By COLIN MOORE
Eat your heart out all those billionaires who manage to snatch just a couple of days a year at either an alpine or beach resort.
Mark Perana gets to spend the whole year on a surf board or snowboard, and he's paid to do it.
The 42-year-old Mt Hutt snowboard instructor has what many a young boarder might consider the perfect job and the perfect lifestyle.
The happy-go-lucky boarder who is known far and wide as Puke, after the television programme Pukemanu, has his own surfing school in his home town of Christchurch.
His surfing workshops are so successful, particularly with school parties, that last summer Perana left the Christchurch operation to his partner, Aaron Lock, a bodyboarding specialist and competition judge, and moved to the West Coast to run classes at Tauranga Bay, 20km south of Westport.
Once the summer is over, Perana moves on to his other love, snowboarding, and heads to Canterbury's Mt Hutt, where he has been instructing for the past nine seasons.
"I had only been on a board a few times when I saw this advertisement for a three-day snowboard instructor's course that included six hours of lessons a day," says Perana.
"It looked like a cheap way to learn but I soon realised I was in over my head. I was going to pull out but I was told to stick with it.
"I guess I already had balance from surfing and also teaching skills and when I sat the exam I passed."
Perana is now a snowboard examiner for the New Zealand Ski Instructors Alliance.
But when many of his Mt Hutt colleagues head to the Northern Hemisphere to follow an endless winter, Perana grabs another board and heads for the beach.
It's a beaut
Australia's Mt Hotham resort is having a bumper season to go with the opening of its new airport.
The field's natural snow depth is 152cm, more snow than any time since 1996 and more snow for the middle of the season than at any time since 1990.
Fantastic snow conditions across the mountain mean skiers and boarders can carve up fresh tracks through a cover of light, dry powder.
The new Mt Hotham Airport, 20km from the mountain, was cleared of snow in plenty of time for the regular commercial flights from Sydney and Melbourne.
Spring skiing packages, including seven nights accommodation, five breakfasts, a seven-day lift and lesson-pass and night-skiing start from $A690 a person (six share).
Contact: Ski Travel Specialists, ph (09) 307 1350. E-mail: email@skitravel.co.nz
A legacy lives on
When the snow lies thick on the Whakapapa skifield at Mt Ruapehu there is no more exhilarating a run than the Haensli Face, a short but steep pitch above the Waterfall T-bar.

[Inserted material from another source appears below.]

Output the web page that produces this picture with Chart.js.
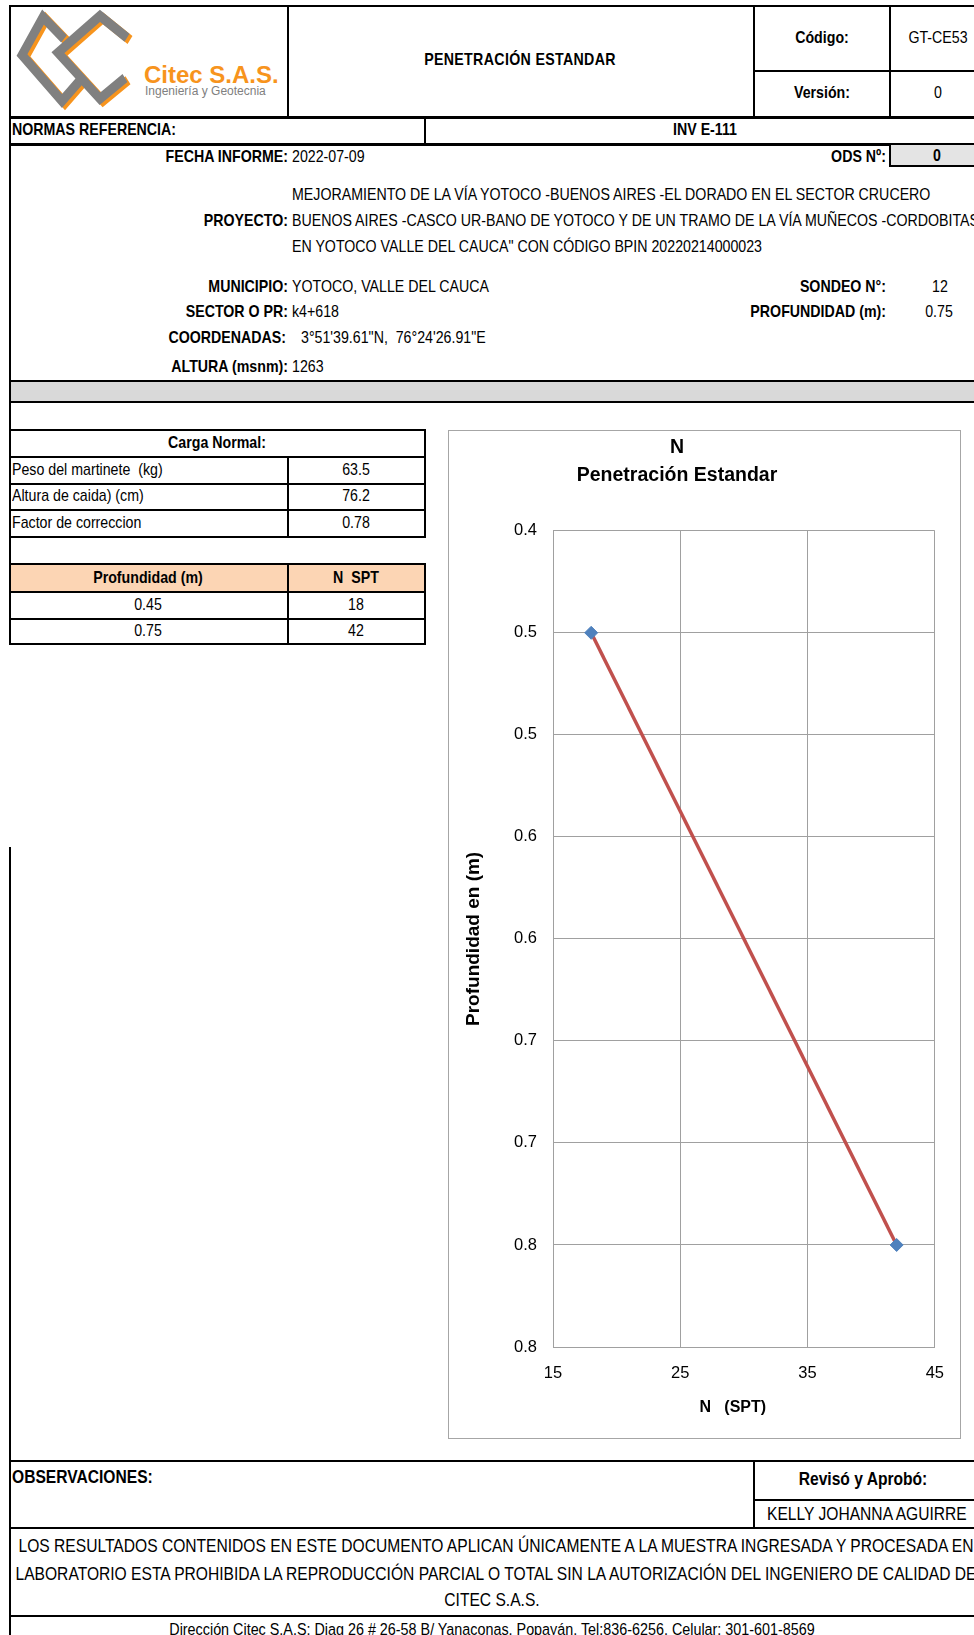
<!DOCTYPE html>
<html>
<head>
<meta charset="utf-8">
<script src="https://cdn.jsdelivr.net/npm/chart.js@4.4.0/dist/chart.umd.min.js"></script>
<style>
  html,body{margin:0;padding:0;background:#fff;}
  body{width:974px;height:1635px;overflow:hidden;position:relative;}
  .t{position:absolute;white-space:nowrap;font-family:'Liberation Sans',Arial,sans-serif;font-size:17px;line-height:20px;height:20px;color:#000;
     transform-origin:left center;transform:scaleX(0.835);}
  .big{font-size:18.7px;}
  .r{transform-origin:right center;transform:translateX(-100%) scaleX(0.835);}
  .c{transform-origin:center center;transform:translateX(-50%) scaleX(0.835);}
  .b{font-weight:bold;}
  .h{position:absolute;background:#000;height:2px;}
  .v{position:absolute;background:#000;width:2px;}
</style>
</head>
<body>
<script>
// ---- Data ----
const nSpt = [18, 42];
const depthM = [0.45, 0.75];
const depthLabels = ['0.45', '0.75'];
const xMin = 15, xMax = 45, xStep = 10;
const yMin = 0.4, yMax = 0.8, yStep = 0.05;
const yTickLabels = ['0.4', '0.5', '0.5', '0.6', '0.6', '0.7', '0.7', '0.8', '0.8'];
const chartTitle = ['N', 'Penetración Estandar'];
const xTitle = 'N   (SPT)';
const yTitle = 'Profundidad en (m)';
</script>

<!-- logo -->
<svg style="position:absolute;left:9px;top:7px" width="279" height="110" viewBox="9 7 279 110">
  <g transform="translate(22,55) scale(1.0,1.15) translate(-22,-52)">
    <g fill="none" stroke="#f7941d" stroke-width="8.5" stroke-linejoin="miter" transform="translate(3,2)">
      <path d="M64 38 L43 19 L22 52 L62 92 L82 72"/>
      <path d="M127 37 L100 18 L58 50 L100 90 L125 72"/>
    </g>
    <g fill="none" stroke="#808080" stroke-width="8.5" stroke-linejoin="miter">
      <path d="M64 38 L43 19 L22 52 L62 92 L82 72"/>
      <path d="M127 37 L100 18 L58 50 L100 90 L125 72"/>
    </g>
  </g>
  <text x="144" y="83" font-family="'Liberation Sans',Arial,sans-serif" font-weight="bold" font-size="24" fill="#f7941d">Citec S.A.S.</text>
  <text x="145" y="95" font-family="'Liberation Sans',Arial,sans-serif" font-size="12" fill="#808080">Ingeniería y Geotecnia</text>
</svg>

<!-- frame lines -->
<div class="h" style="left:9px;top:5px;width:965px"></div>
<div class="v" style="left:9px;top:5px;height:639px"></div>
<div class="v" style="left:9px;top:847px;height:788px"></div>
<div class="v" style="left:287px;top:5px;height:112px"></div>
<div class="v" style="left:753px;top:5px;height:112px"></div>
<div class="v" style="left:889px;top:5px;height:112px"></div>
<div class="h" style="left:753px;top:70px;width:221px"></div>
<div class="h" style="left:9px;top:116px;width:965px;height:3px"></div>
<div class="v" style="left:424px;top:117px;height:27px"></div>
<div class="h" style="left:9px;top:143px;width:965px;height:3px"></div>
<div style="position:absolute;left:889px;top:145px;width:85px;height:22px;background:#e4e4e4;border-left:2px solid #000;border-bottom:2px solid #000;box-sizing:border-box"></div>

<div class="h" style="left:9px;top:380px;width:965px"></div>
<div style="position:absolute;left:11px;top:382px;width:963px;height:19px;background:#d9d9d9"></div>
<div class="h" style="left:9px;top:401px;width:965px"></div>

<!-- Carga table -->
<div class="h" style="left:9px;top:429px;width:417px"></div>
<div class="h" style="left:9px;top:456px;width:417px"></div>
<div class="h" style="left:9px;top:483px;width:417px"></div>
<div class="h" style="left:9px;top:509px;width:417px"></div>
<div class="h" style="left:9px;top:536px;width:417px"></div>
<div class="v" style="left:424px;top:429px;height:109px"></div>
<div class="v" style="left:287px;top:457px;height:80px"></div>

<!-- depth table -->
<div style="position:absolute;left:11px;top:565px;width:413px;height:26px;background:#fcd5b4"></div>
<div class="h" style="left:9px;top:563px;width:417px"></div>
<div class="h" style="left:9px;top:591px;width:417px"></div>
<div class="h" style="left:9px;top:618px;width:417px"></div>
<div class="h" style="left:9px;top:643px;width:417px"></div>
<div class="v" style="left:424px;top:563px;height:82px"></div>
<div class="v" style="left:287px;top:563px;height:82px"></div>

<!-- bottom -->
<div class="h" style="left:9px;top:1460px;width:965px"></div>
<div class="v" style="left:753px;top:1461px;height:67px"></div>
<div class="h" style="left:753px;top:1499px;width:221px"></div>
<div class="h" style="left:9px;top:1527px;width:965px"></div>
<div class="h" style="left:9px;top:1615px;width:965px"></div>

<!-- header texts -->
<div class="t b c" style="left:520px;top:50px;letter-spacing:0.4px">PENETRACIÓN ESTANDAR</div>
<div class="t b c" style="left:822px;top:28px">Código:</div>
<div class="t c" style="left:938px;top:28px">GT-CE53</div>
<div class="t b c" style="left:822px;top:83px">Versión:</div>
<div class="t c" style="left:938px;top:83px">0</div>
<div class="t b" style="left:12px;top:120px">NORMAS REFERENCIA:</div>
<div class="t b c" style="left:705px;top:120px">INV E-111</div>

<div class="t b r" style="left:288px;top:147px">FECHA INFORME:</div>
<div class="t" style="left:292px;top:147px">2022-07-09</div>
<div class="t b r" style="left:886px;top:147px">ODS Nº:</div>
<div class="t b c" style="left:937px;top:146px">0</div>

<div class="t" style="left:292px;top:185px">MEJORAMIENTO DE LA VÍA YOTOCO -BUENOS AIRES -EL DORADO EN EL SECTOR CRUCERO</div>
<div class="t b r" style="left:288px;top:211px">PROYECTO:</div>
<div class="t" style="left:292px;top:211px">BUENOS AIRES -CASCO UR-BANO DE YOTOCO Y DE UN TRAMO DE LA VÍA MUÑECOS -CORDOBITAS</div>
<div class="t" style="left:292px;top:237px">EN YOTOCO VALLE DEL CAUCA" CON CÓDIGO BPIN 20220214000023</div>

<div class="t b r" style="left:288px;top:277px">MUNICIPIO:</div>
<div class="t" style="left:292px;top:277px">YOTOCO, VALLE DEL CAUCA</div>
<div class="t b r" style="left:886px;top:277px">SONDEO N°:</div>
<div class="t c" style="left:940px;top:277px">12</div>
<div class="t b r" style="left:288px;top:302px">SECTOR O PR:</div>
<div class="t" style="left:292px;top:302px">k4+618</div>
<div class="t b r" style="left:886px;top:302px">PROFUNDIDAD (m):</div>
<div class="t c" style="left:939px;top:302px">0.75</div>
<div class="t b r" style="left:286px;top:328px">COORDENADAS:</div>
<div class="t" style="left:301px;top:328px">3°51'39.61"N,&nbsp; 76°24'26.91"E</div>
<div class="t b r" style="left:288px;top:357px">ALTURA (msnm):</div>
<div class="t" style="left:292px;top:357px">1263</div>

<!-- Carga table texts -->
<div class="t b c" style="left:217px;top:433px">Carga Normal:</div>
<div class="t" style="left:12px;top:460px">Peso del martinete&nbsp; (kg)</div>
<div class="t c" style="left:356px;top:460px">63.5</div>
<div class="t" style="left:12px;top:486px">Altura de caida) (cm)</div>
<div class="t c" style="left:356px;top:486px">76.2</div>
<div class="t" style="left:12px;top:513px">Factor de correccion</div>
<div class="t c" style="left:356px;top:513px">0.78</div>
<div class="t b c" style="left:148px;top:568px">Profundidad (m)</div>
<div class="t b c" style="left:356px;top:568px">N&nbsp; SPT</div>
<div id="depthRows"></div>

<!-- chart -->
<div style="position:absolute;left:448px;top:430px;width:513px;height:1009px;border:1px solid #a6a6a6;box-sizing:border-box"></div>
<canvas id="c" width="543" height="1009" style="position:absolute;left:418px;top:430px;width:543px;height:1009px"></canvas>

<!-- bottom texts -->
<div class="t b big" style="left:12px;top:1467px">OBSERVACIONES:</div>
<div class="t b big c" style="left:863px;top:1469px">Revisó y Aprobó:</div>
<div class="t big" style="left:767px;top:1504px">KELLY JOHANNA AGUIRRE</div>
<div class="t big c" style="left:496px;top:1536px">LOS RESULTADOS CONTENIDOS EN ESTE DOCUMENTO APLICAN ÚNICAMENTE A LA MUESTRA INGRESADA Y PROCESADA EN</div>
<div class="t big c" style="left:496px;top:1564px">LABORATORIO ESTA PROHIBIDA LA REPRODUCCIÓN PARCIAL O TOTAL SIN LA AUTORIZACIÓN DEL INGENIERO DE CALIDAD DE</div>
<div class="t big c" style="left:492px;top:1590px">CITEC S.A.S.</div>
<div class="t c" style="left:492px;top:1619px;font-size:17.2px">Dirección Citec S.A.S: Diag 26 # 26-58 B/ Yanaconas, Popayán, Tel:836-6256, Celular: 301-601-8569</div>

<script>
// depth table rows from the data arrays
(function(){
  const host = document.getElementById('depthRows');
  const rowTops = [595, 621];
  depthLabels.forEach((d, i) => {
    const a = document.createElement('div');
    a.className = 't c'; a.style.left = '148px'; a.style.top = rowTops[i] + 'px'; a.textContent = d;
    const b = document.createElement('div');
    b.className = 't c'; b.style.left = '356px'; b.style.top = rowTops[i] + 'px'; b.textContent = String(nSpt[i]);
    host.appendChild(a); host.appendChild(b);
  });
})();

Chart.defaults.font.family = "'Liberation Sans', Arial, sans-serif";
Chart.defaults.color = '#000';

new Chart(document.getElementById('c').getContext('2d'), {
  type: 'scatter',
  data: {
    datasets: [{
      data: nSpt.map((x, i) => ({ x: x, y: depthM[i] })),
      showLine: true,
      borderColor: '#c0504d',
      borderWidth: 3.5,
      pointStyle: 'rectRot',
      pointRadius: 6.5,
      pointBackgroundColor: '#4f81bd',
      pointBorderColor: '#4f81bd',
      pointBorderWidth: 1
    }]
  },
  options: {
    responsive: false,
    animation: false,
    devicePixelRatio: 1,
    layout: { padding: { left: 0, right: 25, top: 0, bottom: 0 } },
    plugins: {
      legend: { display: false },
      tooltip: { enabled: false },
      title: {
        display: true,
        text: chartTitle,
        color: '#000',
        font: { size: 19.5, weight: 'bold', lineHeight: 1.43 },
        padding: { top: 4, bottom: 41 }
      }
    },
    scales: {
      x: {
        type: 'linear',
        min: xMin, max: xMax,
        ticks: { stepSize: xStep, color: '#000', font: { size: 16.5 }, padding: 17 },
        grid: { color: '#a0a0a0', lineWidth: 1, drawTicks: false },
        border: { color: '#a0a0a0', width: 1 },
        title: { display: true, text: xTitle + '     ', color: '#000', font: { size: 16, weight: 'bold' }, padding: { top: 0, bottom: 22 } },
        afterFit: s => { s.height = 92; }
      },
      y: {
        type: 'linear',
        reverse: true,
        min: yMin, max: yMax,
        ticks: { stepSize: yStep, color: '#000', font: { size: 16.5 }, padding: 16,
                 callback: v => yTickLabels[Math.round((v - yMin) / yStep)] },
        grid: { color: '#a0a0a0', lineWidth: 1, drawTicks: false },
        border: { color: '#a0a0a0', width: 1 },
        title: { display: true, text: yTitle, color: '#000', font: { size: 19, weight: 'bold' }, padding: { top: 44.6, bottom: 0 } },
        afterFit: s => { s.width = 135; }
      }
    }
  }
});
</script>
</body>
</html>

The face is named after Swiss-born ski instructor and racing coach Walter Haensli, who was the driving force behind the development of the Whakapapa field in the 1950s.
Haensli's ski career and work at Mt Ruapehu is detailed in Barrel Staves to Carving Skis, by Taupo historian Karen Williams, a richly illustrated biography of Haensli and an account of the early days of New Zealand skiing.
Haensli, a successful Olympic ski coach and instructor at the Sun Valley ski resort in the United States, was invited to New Zealand in 1949 to promote skiing and run the ski school based at Mt Ruapehu.
As the popularity of skiing grew, Haensli advocated building a chairlift and, in 1952, was given permission by the Tongariro National Park Board to build and run lifts and ski tows on the mountain.
That decision led to the formation of Ruapehu Alpine Lifts in 1953 and the opening of the first lift, the Rockgarden chair, on August 1, 1954, by Sir Edmund Hillary.
Haensli was also involved in the early development of Head skis and Marker bindings and in the expansion of his home town, the Swiss resort of Klosters, which he returned to in 1954.
Haensli began skiing at age 4 on skis made from barrel staves and still skis now, at 78.
Karen Williams is the author of Skiing on the Volcano, a history of skiing on Mt Ruapehu, and Volcanoes of the South Wind, a story of the formation of the mountains of Tongariro National Park.